Frajen. La población nos deleita. Nobles piedras, prados salpicados de bordas, agua helada de sus fuentes. Caminamos, ahora si, por el sendero por el que debíamos haber subido desde Broto. Bajamos el PR-127. Una ermita prerrománica tosca y bella nos sale al paso, un bosque frondoso en este sendero sin senderistas, prados, suaves desniveles. Nos tumbamos en una pradera. Mis pulsiones de fauno se despiertan cuando me tumbo sobre la hierba. Me desnudaría y perseguiría ninfas, fornicaría entre abetos hasta caer rendido. Ofrecería mi piel a los elementos, me embriagaría con licores celtas. Pero las pulsiones se disipan en las caminatas familiares. No creo que mi hija pequeña entendiera que su padre trotara desnudo por los bosques con el falo erecto, agitando una copa en la mano, y bramando conjuros. A M, no le atraen tampoco mis veleidades fáunicas, ni ve en ellas el impulso dionisiaco que anida en un "artista de mi grandeza". Para M el sexo tiene coto, no es territorio para “creatividades“. Tumbado, huelo el bosque pirenaico, oigo la brisa de los dioses arcanos. Caminamos, de regreso, por senderos que sólo caminan pastores y acordamos con M, un largo maridaje con los Pirineos.
Broto. En Broto de nuevo, compramos pan rústico, llenamos el depósito del Ford de carísimo gasoil, y adquiero por fin una navaja Opinel. Hacía tiempo que quería una navaja Opinel, acero menor típico de las gentes del monte europeo. Opinel es marca francesa centenaria, cuchilleros de una de las más efectivas navajas de campo. Ruda, simple, extraordinariamente diseñada. Corte perfecto.
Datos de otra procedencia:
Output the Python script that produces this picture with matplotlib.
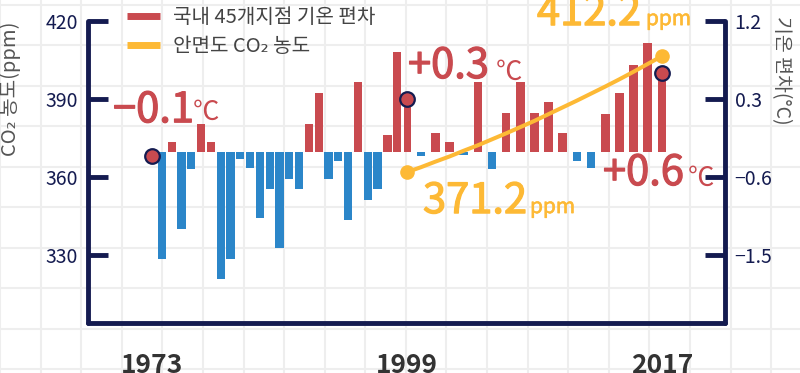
import numpy as np
import matplotlib.pyplot as plt
import matplotlib.patheffects as pe
from matplotlib.lines import Line2D

plt.rcParams['font.family'] = ['Noto Sans CJK KR', 'DejaVu Sans']

# temperature deviation bars (°C)
years = list(range(1973, 2018))
temp_dev = [-0.36, -1.55, -0.20, -1.20, -0.51, 0.01, -0.20, -1.78, -1.55, -0.39,
            -0.50, -1.07, -0.74, -1.42, -0.62, -0.74, 0.01, 0.37, -0.62, -0.42,
            -1.10, 0.50, -0.87, -0.74, -0.12, 0.84, 0.30, -0.36, -0.09, -0.20,
            -0.35, 0.50, -0.51, 0.14, 0.50, 0.14, 0.27, -0.09, -0.42, -0.50,
            0.13, 0.37, 0.69, 0.95, 0.60]

# Anmyeondo CO2 (ppm)
co2_years = list(range(1999, 2018))
co2_ppm = [361.9, 363.8, 365.9, 367.9, 370.1, 372.2, 374.5, 376.8, 379.2, 381.6,
           384.2, 386.8, 389.4, 392.1, 394.8, 397.6, 400.5, 403.5, 406.5]

mark_years = [1973, 1999, 2017]
mark_labels = ['−0.1', '+0.3', '+0.6']
co2_labels = ['371.2', '412.2']

left_ticks = [330, 360, 390, 420]
right_ticks = [-1.5, -0.6, 0.3, 1.2]
right_tick_labels = ['−1.5', '−0.6', '0.3', '1.2']
year_ticks = [1973, 1999, 2017]
legend_labels = ['국내 45개지점 기온 편차', '안면도 CO₂ 농도']

RED = '#C94A4F'
BLUE = '#2B86C9'
YEL = '#FDB935'
NAVY = '#141B50'
BASE = -0.31


# x axis: 1973-1999 and 1999-2017 get the same width
def fwd(x):
    x = np.asarray(x, float)
    return np.where(x <= 1999, x - 1973, 26 + (x - 1999) * 26 / 18)


def inv(u):
    u = np.asarray(u, float)
    return np.where(u <= 26, u + 1973, 1999 + (u - 26) * 18 / 26)


fig = plt.figure(figsize=(8, 3.73), dpi=100)

# grid paper background
bg = fig.add_axes([0, 0, 1, 1], zorder=-1)
bg.set_xlim(0, 800)
bg.set_ylim(373, 0)
bg.set_xticks(np.arange(-5.2, 800, 40.85))
bg.set_yticks(np.arange(4.5, 373, 40.5))
bg.grid(True, color='#EEEEEE', lw=1.5)
bg.tick_params(length=0, labelbottom=False, labelleft=False)
for s in bg.spines.values():
    s.set_visible(False)

ax = fig.add_axes([0.11, 0.134, 0.79625, 0.8097])
ax.set_facecolor('none')
ax.set_xscale('function', functions=(fwd, inv))
ax.set_xlim(1966.47, 2021.45)
ax.set_ylim(-2.2846, 1.2)

colors = [RED if v > BASE else BLUE for v in temp_dev]
widths = [0.84 if y < 1999 else 0.61 for y in years]
ax.bar(years, np.array(temp_dev) - BASE, bottom=BASE, width=widths,
       color=colors, zorder=2)

axc = ax.twinx()
axc.set_ylim(303.85, 420)
axc.plot(co2_years, co2_ppm, color=YEL, lw=2.9, zorder=3, solid_capstyle='round')
axc.plot([co2_years[0], co2_years[-1]], [co2_ppm[0], co2_ppm[-1]], 'o',
         color=YEL, ms=9.5, zorder=4)

# temperature markers
mark_vals = [temp_dev[years.index(y)] for y in mark_years]
ax.plot(mark_years, mark_vals, 'o', ms=10.5, mfc=RED, mec=NAVY,
        mew=1.6, zorder=5, clip_on=False)

# axes styling
ax.yaxis.tick_right()
axc.yaxis.tick_left()
ax.yaxis.set_label_position('right')
axc.yaxis.set_label_position('left')
for s in ['top', 'left']:
    ax.spines[s].set_visible(False)
for s in ['top', 'right', 'bottom']:
    axc.spines[s].set_visible(False)
for a, s in [(ax, 'right'), (ax, 'bottom'), (axc, 'left')]:
    a.spines[s].set_color(NAVY)
    a.spines[s].set_linewidth(3.5)
    a.spines[s].set_capstyle('round')

ax.set_yticks(right_ticks, labels=right_tick_labels)
axc.set_yticks(left_ticks)
for a in (ax, axc):
    a.tick_params(axis='y', direction='in', length=14.4, width=3.5, color=NAVY,
                  labelcolor=NAVY, labelsize=14, pad=7)
ax.set_xticks(year_ticks, labels=[str(y) for y in year_ticks], fontweight='bold')
ax.tick_params(axis='x', length=0, pad=21, labelsize=19, labelcolor='#333333')
ax.xaxis.set_minor_locator(plt.NullLocator())

axc.set_ylabel('CO₂ 농도(ppm)', fontsize=14.5, color='#555555')
axc.yaxis.set_label_coords(-0.105, 0.775)
ax.set_ylabel('기온 편차(°C)', fontsize=14, color='#555555', rotation=270, va='center')
ax.yaxis.set_label_coords(1.088, 0.838)

# big annotations (regular weight thickened a little)
big = dict(textcoords='offset pixels', ha='left', va='baseline',
           annotation_clip=False, zorder=6)
offsets = [((-39, 34), (41, 36)), ((1, 21), (89, 19)), ((-59, -112), (26, -113))]
for yr, val, lab, (o1, o2) in zip(mark_years, mark_vals, mark_labels, offsets):
    ax.annotate(lab, (yr, val), xytext=o1, fontsize=30, color=RED,
                path_effects=[pe.withStroke(linewidth=0.9, foreground=RED)], **big)
    ax.annotate('℃', (yr, val), xytext=o2, fontsize=19, color=RED, **big)

co2_offsets = [((16, -41), (123, -41)), ((-125, 31), (-16, 31))]
co2_pts = [(co2_years[0], co2_ppm[0]), (co2_years[-1], co2_ppm[-1])]
for pt, lab, (o1, o2) in zip(co2_pts, co2_labels, co2_offsets):
    axc.annotate(lab, pt, xytext=o1, fontsize=30, color=YEL,
                 path_effects=[pe.withStroke(linewidth=0.9, foreground=YEL)], **big)
    axc.annotate('ppm', pt, xytext=o2, fontsize=15, color=YEL,
                 path_effects=[pe.withStroke(linewidth=0.4, foreground=YEL)], **big)

handles = [Line2D([], [], color=RED, lw=5, solid_capstyle='butt'),
           Line2D([], [], color=YEL, lw=5, solid_capstyle='butt')]
fig.legend(handles, legend_labels, loc='upper left',
           bbox_to_anchor=(127 / 800, 1 - 7 / 373), frameon=False, fontsize=14.5,
           labelcolor='#444444', handlelength=1.65, handletextpad=0.65,
           labelspacing=0.4, borderpad=0, borderaxespad=0)

fig.savefig('out.png', dpi=100)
Mi matrimonio con los Pirineos se consuma con la compra de una Opinel Nº 8. Navaja bolsillera que dicen siempre viajaba en los pantalones de Picasso. (En los siguientes meses, seré infiel a los cuchillos escandinavos. La Opinel, su certero corte, la ligereza, su sostenible belleza, acabará por seducirme)
Nerín. A las 8,15 llegamos a Nerín después de una buena dosis de curvas pirenaicas. Nos espera la última cerveza en la terraza del Albergue. Acuarelas, sombras cayendo sobre la Peña Montañesa. Les regalo a las amables gentes del Albergue una acuarela del valle, pintada con las habituales saturaciones de azul prusia. Adiós Añisclo. Se acaban nuestros días pirenaicos.
Noche de insomnio en Nerín. Leí por ahí que los insomnes solemos acabar desarrollando demencias seniles y alzheimers. Pero es que veo en la televisión de Aragón un reportaje que intenta hilvanar hilo conductor entre los filmes de Orson Welles y la pintura de Goya. No hay quien sostenga la tesis. Me desvelo.
11 de agosto
El Ford lleno de gasolina, preparado para el retorno. Nos despedimos de cuatro de los nueve habitantes de Nerín.
-El Pirineo me limpia- le digo a M. Asiente.
-Primero me vacía, luego me limpia- añado.